Samuel Huntington appelle les pays à cheval entre deux civilisations, comme la Russie, la Turquie, le Mexique ou l’Australie, des pays déchirés. L’entre-deux créé non pas des sociétés occidentales mais une schizophrénie culturelle et un problème d’identité. Les changements de civilisation échouent également. L’OTAN a vocation à être un regroupement des États occidentaux. Les autres civilisations ont vocation à se regrouper au sein d’organisations de défense distinctes.
Les conflits entre civilisations
« Les chocs dangereux à l’avenir risquent de venir de l’interaction de l’arrogance occidentale, de l’intolérance islamique et de l’affirmation de soi chinoise » (199).
Les problèmes entre l’Occident et le reste du monde se situent au niveau de l’imposition de l’universalisme occidental, de la prolifération des armements, des droits de l’homme et de la démocratie, et de l’immigration. « Les Occidentaux craignent de plus en plus « d’être envahis non plus par des armées et des chars, mais par des immigrés qui parlent d’autres langues, croient en d’autres dieux, appartiennent à d’autres cultures et, redoutent-ils, prendront leurs emplois, occuperont leurs terres, profiteront des services sociaux et menaceront leur mode de vie. » Comme le notait Stanley Hoffmann, ces phobies, qui puisent leurs racines dans le déclin démographique, « s’expliquent par des chocs culturels et des peurs quant à l’identité nationale » (218).
Le choc des civilisations
Le choc des civilisations, c’est un conflit tribal à l’échelle globale. Les relations entre les civilisations ne seront pas détendues, au mieux on aura une paix froide, une guerre froide, des guerres commerciales, en tout cas une rivalité et des relations agitées.
Selon Samuel Huntington, il existe un antagonisme historique entre l’Occident et l’Islam, qui n’ont à présent plus d’ennemi commun. Une guerre froide avec l’Islam servirait à renforcer l’identité de l’Europe à un moment crucial de son processus d’union. « A l’anti-occidentalisme de plus en plus grand des musulmans répond en Occident la crainte de la « menace islamiste » » (236).
Selon Samuel Huntington, les valeurs différentes de l’Occident, la Chine et l’Asie créent des rapports de force. Les échanges commerciaux ne sont pas un facteur de paix mais accroissent la conscience des différences et engendre des peurs mutuelles. La Chine, pas encline à la répartition du pouvoir, notamment en raison de l’importance accordée à la hiérarchie dans la culture confucéenne, pourrait devenir le plus grand acteur mondial dans l’histoire de l’humanité.
Les conflits entre civilisations peuvent mener à des guerres civilisationnelles, des guerres identitaires, comme la guerre de Yougoslavie qui opposa civilisations orthodoxe, musulmane et occidentale.
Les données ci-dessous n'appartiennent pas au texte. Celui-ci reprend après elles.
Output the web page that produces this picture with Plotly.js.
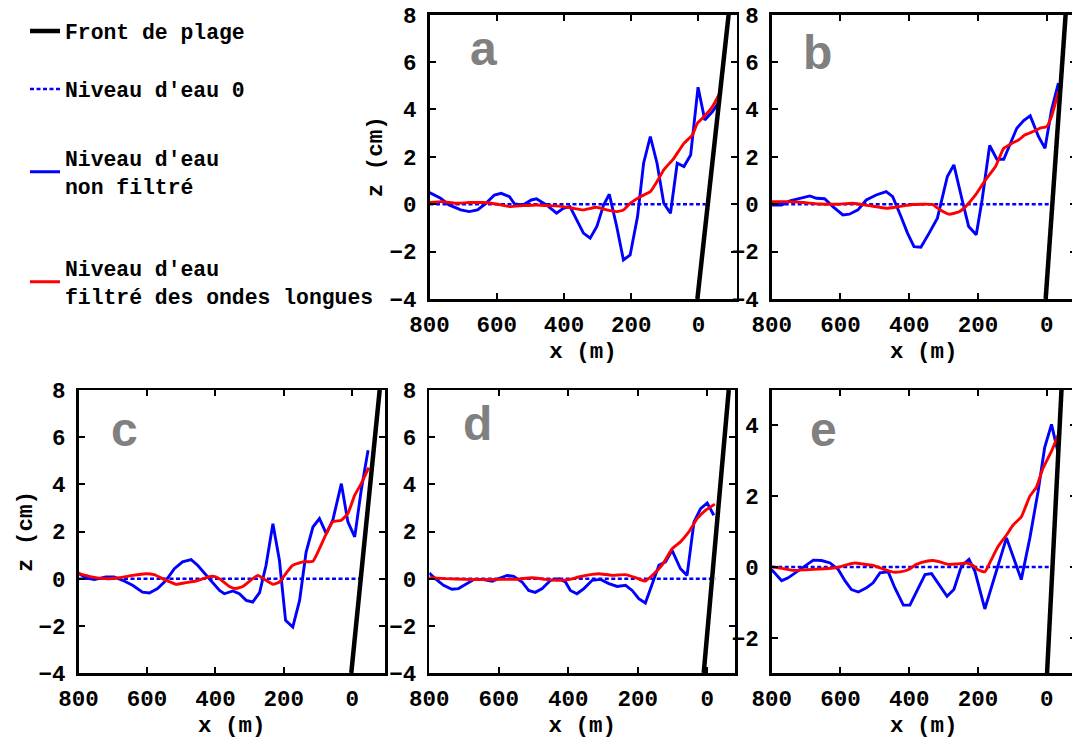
<!DOCTYPE html>
<html><head><meta charset="utf-8">
<script src="https://cdn.plot.ly/plotly-3.0.1.min.js"></script>
<style>html,body{margin:0;padding:0;overflow:hidden;background:#fff}#chart{width:1080px;height:770px}</style>
</head><body><div id="chart"></div>
<script>
// ---- Panel a ----
const aBlueX = [800,767,742,707,682,657,632,607,587,562,547,522,497,482,452,422,402,382,362,342,322,302,282,265,243,223,203,181,163,143,123,103,83,63,43,23,1,-19,-42,-62];
const aBlueZ = [0.49,0.25,-0.03,-0.24,-0.31,-0.24,0.04,0.39,0.46,0.32,0.01,-0.03,0.18,0.23,-0.03,-0.38,-0.17,-0.10,-0.66,-1.22,-1.43,-0.94,-0.03,0.42,-0.94,-2.35,-2.14,-0.52,1.73,2.86,1.73,0.04,-0.38,1.73,1.59,2.08,4.94,3.56,3.91,4.33];
const aRedX = [800,762,722,682,642,602,562,522,482,442,402,373,343,303,273,243,223,203,173,143,123,103,73,43,18,3,-17,-42,-62];
const aRedZ = [0.08,0.11,0.04,0.07,0.07,0.01,-0.10,-0.06,-0.03,-0.06,-0.10,-0.17,-0.24,-0.13,-0.24,-0.31,-0.24,0.04,0.32,0.53,0.96,1.45,1.94,2.57,2.92,3.42,3.70,4.12,4.64];
// ---- Panel b ----
const bBlueX = [800,771,747,718,689,670,646,622,593,574,549,525,496,467,448,424,405,386,366,342,318,289,270,246,227,205,188,166,145,125,106,87,67,48,24,5,-14,-34];
const bBlueZ = [-0.03,-0.03,0.14,0.25,0.35,0.25,0.23,-0.10,-0.45,-0.42,-0.24,0.18,0.39,0.53,0.32,-0.52,-1.22,-1.79,-1.81,-1.22,-0.59,1.17,1.66,0.18,-0.94,-1.29,0.18,2.48,1.90,1.90,2.57,3.21,3.53,3.73,2.86,2.36,3.98,5.11];
const bRedX = [800,757,708,660,612,564,516,467,429,390,333,313,284,255,236,207,178,149,125,101,82,63,39,19,0,-14,-34];
const bRedZ = [0.11,0.11,0.07,0.01,0,0.04,-0.06,-0.17,-0.10,-0.01,-0.01,-0.21,-0.42,-0.32,-0.10,0.39,1.03,1.59,2.36,2.57,2.71,2.93,3.07,3.21,3.28,3.70,4.75];
// ---- Panel c ----
const cBlueX = [800,779,754,720,696,671,642,613,593,569,544,520,496,471,452,427,408,388,374,349,330,310,291,271,252,232,213,195,174,154,135,115,96,76,57,32,13,-7,-26,-46];
const cBlueZ = [0.24,0.03,-0.04,0.07,0.07,-0.07,-0.28,-0.57,-0.61,-0.42,-0.07,0.42,0.71,0.81,0.57,0.14,-0.14,-0.50,-0.64,-0.52,-0.64,-0.92,-0.99,-0.59,0.57,2.33,0.78,-1.77,-2.05,-0.92,1.13,2.19,2.55,1.91,2.48,4.03,2.41,1.77,3.75,5.45];
const cRedX = [800,769,720,681,642,603,579,544,515,486,457,427,408,388,359,340,320,291,276,252,232,213,193,174,144,115,96,76,57,32,13,-7,-26,-48];
const cRedZ = [0.21,0.10,0,0.04,0.14,0.21,0.17,-0.07,-0.24,-0.17,-0.10,0.04,0.10,0,-0.33,-0.42,-0.33,0,0.14,-0.07,-0.24,-0.14,0.24,0.57,0.71,0.74,1.27,1.91,2.41,2.48,2.76,3.54,4.03,4.71];
// ---- Panel d ----
const dBlueX = [800,783,759,735,716,696,672,648,619,600,576,557,533,514,495,475,451,427,408,394,375,355,331,307,283,259,235,216,197,178,158,139,120,101,77,58,38,19,0,-19];
const dBlueZ = [0.24,0,-0.28,-0.45,-0.42,-0.24,-0.04,-0.03,-0.11,0,0.14,0.10,-0.14,-0.50,-0.58,-0.42,-0.07,0,-0.14,-0.50,-0.64,-0.42,-0.07,-0.03,-0.21,-0.33,-0.28,-0.50,-0.85,-1.03,-0.21,0.57,0.71,1.20,0.42,0.14,2.41,2.97,3.21,2.69];
const dRedX = [800,754,696,648,600,553,504,466,427,399,370,331,312,274,235,206,178,158,130,101,77,53,29,5,-22];
const dRedZ = [0.04,0,-0.03,-0.04,-0.03,-0.03,0.04,-0.03,-0.07,-0.04,0.07,0.18,0.21,0.14,0.17,0.04,-0.10,0.14,0.57,1.27,1.56,1.98,2.55,2.90,3.16];
// ---- Panel e ----
const eBlueX = [800,771,752,727,703,679,655,630,606,587,568,548,524,505,485,461,442,417,398,379,354,335,311,290,270,248,226,209,180,161,137,117,98,74,49,25,6,-14,-33];
const eBlueZ = [-0.08,-0.39,-0.31,-0.14,0.02,0.19,0.18,0.11,-0.08,-0.39,-0.64,-0.71,-0.59,-0.45,-0.17,-0.14,-0.59,-1.08,-1.08,-0.69,-0.22,-0.19,-0.55,-0.83,-0.64,0.02,0.21,-0.12,-1.19,-0.59,0.16,0.82,0.30,-0.36,0.82,2.14,3.37,4.03,3.23];
const eRedX = [800,766,737,698,660,621,601,577,558,534,505,476,446,427,403,379,350,330,311,287,262,233,214,200,180,166,141,117,98,74,49,30,11,-14,-38];
const eRedZ = [0,-0.05,-0.10,-0.08,-0.06,-0.03,0,0.07,0.11,0.08,0.04,-0.06,-0.15,-0.14,-0.08,0.07,0.16,0.18,0.14,0.07,0.08,0.11,0.04,-0.08,-0.14,0.11,0.58,0.90,1.18,1.41,2.00,2.25,2.78,3.27,3.84];
// ---- Front de plage (shoreline) and zero level, per panel a..e ----
const frontX = [[3,-90],[3,-55],[3,-80],[10,-62],[-1,-43]];
const frontZ = [[-4,8],[-4,8],[-4,8],[-4,8],[-3,5]];
const zeroX = [[800,-22],[800,-14],[800,-26],[800,-24],[800,-14]];
const zeroZ = [0,0];
const panelLetters = ['a','b','c','d','e'];
const legendNames = ['Front de plage', "Niveau d'eau 0", "Niveau d'eau<br>non filtré", "Niveau d'eau<br>filtré des ondes longues"];
const xTitle = 'x (m)';
const yTitle = 'z (cm)';

const blues = [[aBlueX,aBlueZ],[bBlueX,bBlueZ],[cBlueX,cBlueZ],[dBlueX,dBlueZ],[eBlueX,eBlueZ]];
const reds = [[aRedX,aRedZ],[bRedX,bRedZ],[cRedX,cRedZ],[dRedX,dRedZ],[eRedX,eRedZ]];

const W = 1080, H = 770;
const px = v => v / W, py = v => 1 - v / H;
// panel boxes in pixels: [left, right, top, bottom]
const boxes = [[429.5,736.7,14.7,299],[771.7,1076,14.7,299],[78.5,385,390,673],[429.3,735,390,673],[771.7,1076,390,673]];
const xRanges = [[800,-114],[800,-85.2],[800,-95.5],[800,-80],[800,-85.2]];
const yRanges = [[-4,8],[-4,8],[-4,8],[-4,8],[-3,5]];
const yTitleStandoff = [1,0,0,0,0];
const xTitleStandoff = [5,5,1,1,1];

const monoFont = {family:'Liberation Mono, Courier New, monospace', size:22.5, color:'#000', weight:'bold'};
const traces = [];
const layout = {
  width: W, height: H, margin:{l:0,r:0,t:0,b:0},
  paper_bgcolor:'#fff', plot_bgcolor:'#fff', showlegend:true, annotations:[]
};
for (let i=0;i<5;i++){
  const sx = i===0?'':String(i+1);
  const xa = 'x'+sx, ya = 'y'+sx;
  const b = boxes[i];
  traces.push({x:zeroX[i], y:zeroZ, xaxis:xa, yaxis:ya, mode:'lines', name:legendNames[1], legend:'legend2', showlegend:i===0,
    line:{color:'#0000ff', width:2.5, dash:'4px,2.5px'}, hoverinfo:'skip'});
  traces.push({x:blues[i][0], y:blues[i][1], xaxis:xa, yaxis:ya, mode:'lines', name:legendNames[2], legend:'legend3', showlegend:i===0,
    line:{color:'#0000ff', width:2.9}});
  traces.push({x:reds[i][0], y:reds[i][1], xaxis:xa, yaxis:ya, mode:'lines', name:legendNames[3], legend:'legend4', showlegend:i===0,
    line:{color:'#ff0000', width:2.9, shape:'spline', smoothing:0.4}});
  traces.push({x:frontX[i], y:frontZ[i], xaxis:xa, yaxis:ya, mode:'lines', name:legendNames[0], legend:'legend', showlegend:i===0,
    line:{color:'#000', width:4.5}});
  const common = {showgrid:false, zeroline:false, showline:true, linecolor:'#000', linewidth:2.5, mirror:'ticks',
    ticks:'inside', ticklen:6, tickwidth:2, tickcolor:'#000', tickfont:monoFont, fixedrange:true};
  layout['xaxis'+sx] = Object.assign({}, common, {anchor:ya, domain:[px(b[0]),px(b[1])], range:xRanges[i],
    tick0:0, dtick:200, ticklabelstandoff:3, title:{text:xTitle, font:monoFont, standoff:xTitleStandoff[i]}});
  layout['yaxis'+sx] = Object.assign({}, common, {anchor:xa, domain:[py(b[3]),py(b[2])], range:yRanges[i],
    tick0:0, dtick:2, ticklabelstandoff:6,
    title:(i===0||i===2)?{text:yTitle, font:monoFont, standoff:yTitleStandoff[i]}:{text:''}});
}
// panel letters
const letterPos = [[483,48],[817,52],[124,429],[477,423],[823,429]];
for (let i=0;i<5;i++){
  layout.annotations.push({text:panelLetters[i], xref:'paper', yref:'paper', x:px(letterPos[i][0]), y:py(letterPos[i][1]),
    xanchor:'center', yanchor:'middle', showarrow:false,
    font:{family:'Liberation Sans, Arial, sans-serif', size:48, color:'#808080', weight:'bold'}});
}
const legFont = {family:'Liberation Mono, Courier New, monospace', size:21.4, color:'#000', weight:'bold'};
const legY = [31,89,172,282];
['legend','legend2','legend3','legend4'].forEach((k,j)=>{
  layout[k] = {x:px(25), y:py(legY[j]), xanchor:'left', yanchor:'middle', font:legFont, bgcolor:'rgba(0,0,0,0)', borderwidth:0, valign:'middle'};
});
Plotly.newPlot('chart', traces, layout, {displayModeBar:false, staticPlot:true});
</script></body></html>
Pour Samuel Huntington, les musulmans sont concernés par plusieurs conflits civilisationnels, il parle de « sang aux frontières de l’islam », dû notamment au fait que l’islam est une religion du glaive, à l’inassimilabilité des musulmans, à l’absence d’État phare, à la faiblesse militaire et économique, à l’explosion démographique. « Dans tous ces points du globe, les rapports entre musulmans et peuples appartenant à d’autres religions (qu’il s’agisse de catholiques, de protestants, d’orthodoxes, d’hindous, de Chinois, de bouddhistes ou de juifs) ont généralement été conflictuels et la plupart du temps violents à un moment ou à un autre, en particulier au cours des années quatre-vingt-dix. Si on considère le périmètre qu’occupe l’islam, on peut se rendre compte que les musulmans ont du mal à vivre en paix avec leurs voisins » (284)
Renouveau de l’Occident
Selon Samuel Huntington, un renouveau occidental est possible en s’appuyant sur deux axes : le rejet du multiculturalisme et une alliance américano-européenne.
L’immigration peut redonner de la vigueur à une civilisation en déclin, à condition que la priorité soit donnée à des individus qualifiés, et que les immigrés soient assimilés culturellement (336). La culture occidentale est contestée au sein même de ses sociétés par des immigrés issus d’autres civilisations, qui persistent à défendre et propager leurs valeurs. On trouve ce phénomène chez les musulmans installés en Europe et les Hispaniques aux Etats-Unis (337). Mais la menace la plus sérieuse vient des intellectuels américains qui défendent les politiques de multiculturalisme. En mettant l’accent sur la spécificité culturelle des groupes et en dénonçant l’assimilation, ils nient l’existence de la culture américaine, et occidentale. Ceux qui par le passé ont renié leur identité ont donné naissance à des pays déchirés. Une pluralité de civilisations dans un seul État ne fonctionne pas. Les principes fondamentaux de la société américaine et le fond culturel doivent être maintenus. Les États-Unis ne peuvent subsister sur la seule idéologie du libéralisme politique. Si les États-Unis se désoccidentalisent, ce sera la fin de la civilisation occidentale. Pour résister à des sociétés non-occidentales de plus en plus puissantes, les Occidentaux doivent consolider leur fond culturel commun. « L’affrontement entre les partisans du multiculturalisme et les défenseurs de la civilisation occidentale et des principes américains, constitue, selon les termes de James Kurth, « le véritable conflit » au sein de la patrie américaine et de la civilisation occidentale » (339).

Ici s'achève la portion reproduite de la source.